--- start of Material to process ---

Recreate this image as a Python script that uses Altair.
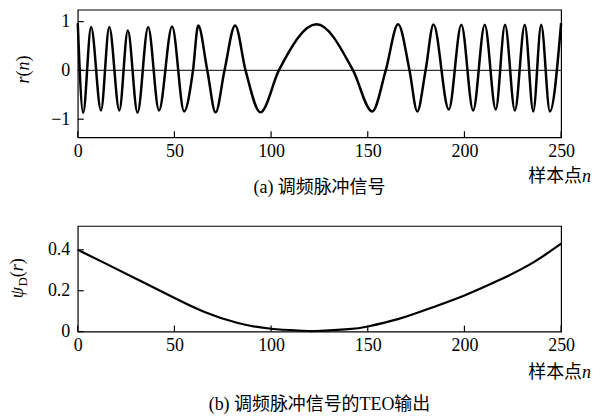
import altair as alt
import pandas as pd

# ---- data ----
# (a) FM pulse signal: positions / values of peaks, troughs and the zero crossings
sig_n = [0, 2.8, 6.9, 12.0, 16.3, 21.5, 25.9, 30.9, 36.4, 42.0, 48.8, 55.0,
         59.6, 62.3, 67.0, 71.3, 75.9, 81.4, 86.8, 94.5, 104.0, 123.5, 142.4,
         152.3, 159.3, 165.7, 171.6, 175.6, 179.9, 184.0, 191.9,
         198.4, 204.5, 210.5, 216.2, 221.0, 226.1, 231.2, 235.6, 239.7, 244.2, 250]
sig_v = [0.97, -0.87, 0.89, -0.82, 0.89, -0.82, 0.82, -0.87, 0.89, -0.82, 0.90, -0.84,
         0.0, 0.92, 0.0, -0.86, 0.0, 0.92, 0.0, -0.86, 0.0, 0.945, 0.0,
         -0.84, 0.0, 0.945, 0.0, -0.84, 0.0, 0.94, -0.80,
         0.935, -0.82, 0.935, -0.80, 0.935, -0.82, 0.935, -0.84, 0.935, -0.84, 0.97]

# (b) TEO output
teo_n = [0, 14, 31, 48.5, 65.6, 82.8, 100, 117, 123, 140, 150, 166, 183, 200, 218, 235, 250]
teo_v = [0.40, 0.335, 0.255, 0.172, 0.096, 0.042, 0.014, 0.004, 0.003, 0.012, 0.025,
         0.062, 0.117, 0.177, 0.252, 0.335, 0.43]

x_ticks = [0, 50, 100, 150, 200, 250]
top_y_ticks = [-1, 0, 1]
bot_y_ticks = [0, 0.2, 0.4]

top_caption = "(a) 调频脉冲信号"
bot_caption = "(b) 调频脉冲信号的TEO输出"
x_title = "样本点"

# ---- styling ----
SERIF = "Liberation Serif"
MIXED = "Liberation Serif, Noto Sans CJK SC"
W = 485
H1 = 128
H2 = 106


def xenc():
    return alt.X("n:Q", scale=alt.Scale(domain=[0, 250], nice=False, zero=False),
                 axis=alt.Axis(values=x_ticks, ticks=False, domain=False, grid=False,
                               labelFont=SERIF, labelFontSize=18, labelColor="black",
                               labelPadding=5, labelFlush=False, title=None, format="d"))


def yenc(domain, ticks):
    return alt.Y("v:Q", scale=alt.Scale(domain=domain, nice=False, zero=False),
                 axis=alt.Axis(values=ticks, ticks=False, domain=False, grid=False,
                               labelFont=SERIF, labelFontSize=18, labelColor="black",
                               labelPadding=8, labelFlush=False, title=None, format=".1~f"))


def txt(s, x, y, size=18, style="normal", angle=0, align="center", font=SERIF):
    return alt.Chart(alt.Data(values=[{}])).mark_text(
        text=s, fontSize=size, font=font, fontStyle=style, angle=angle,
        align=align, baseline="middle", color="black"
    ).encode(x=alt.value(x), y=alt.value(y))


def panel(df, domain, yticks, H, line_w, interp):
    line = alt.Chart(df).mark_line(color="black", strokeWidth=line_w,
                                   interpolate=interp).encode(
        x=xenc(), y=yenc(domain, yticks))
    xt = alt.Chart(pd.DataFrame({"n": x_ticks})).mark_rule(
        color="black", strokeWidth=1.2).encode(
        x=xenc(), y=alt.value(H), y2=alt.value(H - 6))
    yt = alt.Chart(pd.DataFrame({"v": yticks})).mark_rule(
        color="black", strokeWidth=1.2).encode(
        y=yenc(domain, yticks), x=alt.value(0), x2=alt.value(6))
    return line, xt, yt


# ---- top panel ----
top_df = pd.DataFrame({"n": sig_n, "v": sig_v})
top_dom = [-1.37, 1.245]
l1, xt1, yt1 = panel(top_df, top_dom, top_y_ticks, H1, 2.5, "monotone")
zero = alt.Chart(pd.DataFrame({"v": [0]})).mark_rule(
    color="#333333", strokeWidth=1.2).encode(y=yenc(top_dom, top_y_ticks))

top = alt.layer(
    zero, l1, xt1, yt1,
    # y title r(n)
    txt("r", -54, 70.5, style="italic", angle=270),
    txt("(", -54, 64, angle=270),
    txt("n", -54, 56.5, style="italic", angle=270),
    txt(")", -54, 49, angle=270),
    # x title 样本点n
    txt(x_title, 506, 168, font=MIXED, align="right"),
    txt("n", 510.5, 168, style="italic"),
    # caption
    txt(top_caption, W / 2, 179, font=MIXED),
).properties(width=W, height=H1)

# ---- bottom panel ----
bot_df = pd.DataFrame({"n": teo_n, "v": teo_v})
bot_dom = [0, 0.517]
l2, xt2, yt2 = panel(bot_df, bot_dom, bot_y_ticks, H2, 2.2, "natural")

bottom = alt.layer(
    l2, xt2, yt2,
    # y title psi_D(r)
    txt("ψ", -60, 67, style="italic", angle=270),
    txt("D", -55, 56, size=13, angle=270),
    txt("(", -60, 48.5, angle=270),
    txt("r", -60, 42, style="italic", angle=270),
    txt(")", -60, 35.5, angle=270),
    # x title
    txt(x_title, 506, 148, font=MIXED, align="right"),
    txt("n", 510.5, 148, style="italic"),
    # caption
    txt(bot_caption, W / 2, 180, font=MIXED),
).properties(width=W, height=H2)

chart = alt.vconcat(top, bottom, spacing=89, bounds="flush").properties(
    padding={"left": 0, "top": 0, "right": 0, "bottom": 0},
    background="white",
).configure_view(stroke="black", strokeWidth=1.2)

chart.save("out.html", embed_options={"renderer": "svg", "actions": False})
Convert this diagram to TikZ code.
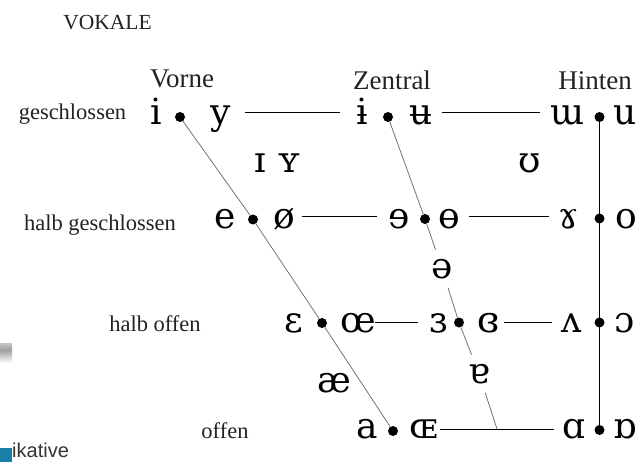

--- end of Material to process ---

▸ **Your task**
Quote the preceding listing precisely and completely, omitting its images.

▸ **Answer to this problem**
Recreate this image as a Python script that uses Altair.
import altair as alt
import pandas as pd

# ---- data ----
# (a) FM pulse signal: positions / values of peaks, troughs and the zero crossings
sig_n = [0, 2.8, 6.9, 12.0, 16.3, 21.5, 25.9, 30.9, 36.4, 42.0, 48.8, 55.0,
         59.6, 62.3, 67.0, 71.3, 75.9, 81.4, 86.8, 94.5, 104.0, 123.5, 142.4,
         152.3, 159.3, 165.7, 171.6, 175.6, 179.9, 184.0, 191.9,
         198.4, 204.5, 210.5, 216.2, 221.0, 226.1, 231.2, 235.6, 239.7, 244.2, 250]
sig_v = [0.97, -0.87, 0.89, -0.82, 0.89, -0.82, 0.82, -0.87, 0.89, -0.82, 0.90, -0.84,
         0.0, 0.92, 0.0, -0.86, 0.0, 0.92, 0.0, -0.86, 0.0, 0.945, 0.0,
         -0.84, 0.0, 0.945, 0.0, -0.84, 0.0, 0.94, -0.80,
         0.935, -0.82, 0.935, -0.80, 0.935, -0.82, 0.935, -0.84, 0.935, -0.84, 0.97]

# (b) TEO output
teo_n = [0, 14, 31, 48.5, 65.6, 82.8, 100, 117, 123, 140, 150, 166, 183, 200, 218, 235, 250]
teo_v = [0.40, 0.335, 0.255, 0.172, 0.096, 0.042, 0.014, 0.004, 0.003, 0.012, 0.025,
         0.062, 0.117, 0.177, 0.252, 0.335, 0.43]

x_ticks = [0, 50, 100, 150, 200, 250]
top_y_ticks = [-1, 0, 1]
bot_y_ticks = [0, 0.2, 0.4]

top_caption = "(a) 调频脉冲信号"
bot_caption = "(b) 调频脉冲信号的TEO输出"
x_title = "样本点"

# ---- styling ----
SERIF = "Liberation Serif"
MIXED = "Liberation Serif, Noto Sans CJK SC"
W = 485
H1 = 128
H2 = 106


def xenc():
    return alt.X("n:Q", scale=alt.Scale(domain=[0, 250], nice=False, zero=False),
                 axis=alt.Axis(values=x_ticks, ticks=False, domain=False, grid=False,
                               labelFont=SERIF, labelFontSize=18, labelColor="black",
                               labelPadding=5, labelFlush=False, title=None, format="d"))


def yenc(domain, ticks):
    return alt.Y("v:Q", scale=alt.Scale(domain=domain, nice=False, zero=False),
                 axis=alt.Axis(values=ticks, ticks=False, domain=False, grid=False,
                               labelFont=SERIF, labelFontSize=18, labelColor="black",
                               labelPadding=8, labelFlush=False, title=None, format=".1~f"))


def txt(s, x, y, size=18, style="normal", angle=0, align="center", font=SERIF):
    return alt.Chart(alt.Data(values=[{}])).mark_text(
        text=s, fontSize=size, font=font, fontStyle=style, angle=angle,
        align=align, baseline="middle", color="black"
    ).encode(x=alt.value(x), y=alt.value(y))


def panel(df, domain, yticks, H, line_w, interp):
    line = alt.Chart(df).mark_line(color="black", strokeWidth=line_w,
                                   interpolate=interp).encode(
        x=xenc(), y=yenc(domain, yticks))
    xt = alt.Chart(pd.DataFrame({"n": x_ticks})).mark_rule(
        color="black", strokeWidth=1.2).encode(
        x=xenc(), y=alt.value(H), y2=alt.value(H - 6))
    yt = alt.Chart(pd.DataFrame({"v": yticks})).mark_rule(
        color="black", strokeWidth=1.2).encode(
        y=yenc(domain, yticks), x=alt.value(0), x2=alt.value(6))
    return line, xt, yt


# ---- top panel ----
top_df = pd.DataFrame({"n": sig_n, "v": sig_v})
top_dom = [-1.37, 1.245]
l1, xt1, yt1 = panel(top_df, top_dom, top_y_ticks, H1, 2.5, "monotone")
zero = alt.Chart(pd.DataFrame({"v": [0]})).mark_rule(
    color="#333333", strokeWidth=1.2).encode(y=yenc(top_dom, top_y_ticks))

top = alt.layer(
    zero, l1, xt1, yt1,
    # y title r(n)
    txt("r", -54, 70.5, style="italic", angle=270),
    txt("(", -54, 64, angle=270),
    txt("n", -54, 56.5, style="italic", angle=270),
    txt(")", -54, 49, angle=270),
    # x title 样本点n
    txt(x_title, 506, 168, font=MIXED, align="right"),
    txt("n", 510.5, 168, style="italic"),
    # caption
    txt(top_caption, W / 2, 179, font=MIXED),
).properties(width=W, height=H1)

# ---- bottom panel ----
bot_df = pd.DataFrame({"n": teo_n, "v": teo_v})
bot_dom = [0, 0.517]
l2, xt2, yt2 = panel(bot_df, bot_dom, bot_y_ticks, H2, 2.2, "natural")

bottom = alt.layer(
    l2, xt2, yt2,
    # y title psi_D(r)
    txt("ψ", -60, 67, style="italic", angle=270),
    txt("D", -55, 56, size=13, angle=270),
    txt("(", -60, 48.5, angle=270),
    txt("r", -60, 42, style="italic", angle=270),
    txt(")", -60, 35.5, angle=270),
    # x title
    txt(x_title, 506, 148, font=MIXED, align="right"),
    txt("n", 510.5, 148, style="italic"),
    # caption
    txt(bot_caption, W / 2, 180, font=MIXED),
).properties(width=W, height=H2)

chart = alt.vconcat(top, bottom, spacing=89, bounds="flush").properties(
    padding={"left": 0, "top": 0, "right": 0, "bottom": 0},
    background="white",
).configure_view(stroke="black", strokeWidth=1.2)

chart.save("out.html", embed_options={"renderer": "svg", "actions": False})
Convert this diagram to TikZ code.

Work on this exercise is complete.